Chichester Psalms significantly features the harp; the full orchestral version requires two intricate harp parts. Bernstein completed the harp parts before composing the accompanying orchestral and choral parts, thus granting the harpists a pivotal role in realizing the music. In rehearsals, he is noted to have requested that the harpists play through the piece before the rest of the orchestra to emphasize the importance of the harps' role.

== Publication and recordings ==
Chichester Psalms was published in 1965 by Boosey & Hawkes.

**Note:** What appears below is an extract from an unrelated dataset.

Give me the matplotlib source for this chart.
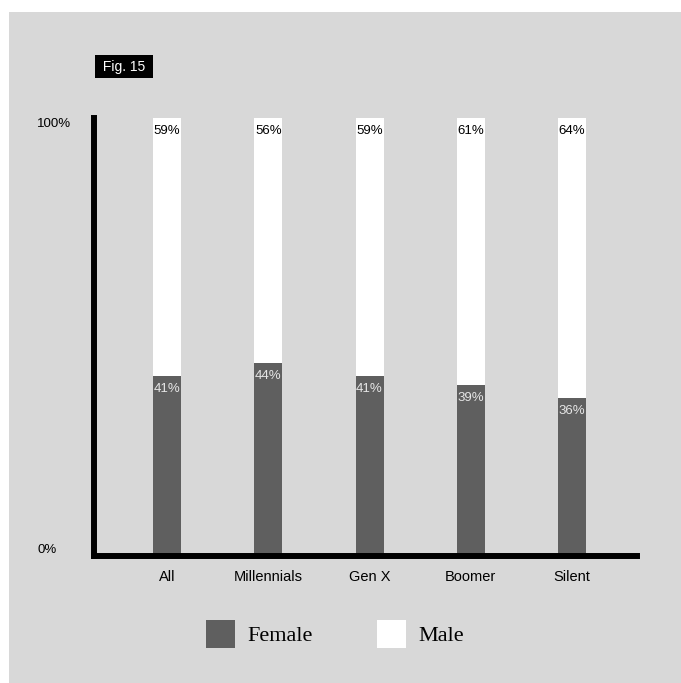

Chichester Psalms was recorded in the 1970s by the Choir of King's College, Cambridge, in the version with only three instrumentalists. It was conducted by Philip Ledger with James Bowman as the countertenor soloist. The instrumentalists were David Corkhill (percussion), Osian Ellis (harp) and James Lancelot (organ).
When Richard Hickox recorded the work in the 1980s, the composer gave his approval for the solo part to be sung by Aled Jones, then a treble.
A 2003 recording was performed by Thomas Kelly (treble) and the Bournemouth Symphony Chorus and Orchestra, conducted by Marin Alsop.
In 2018 another recording by the Choir of King's College, Cambridge was released, this time conducted by Stephen Cleobury with George Hill as the treble soloist.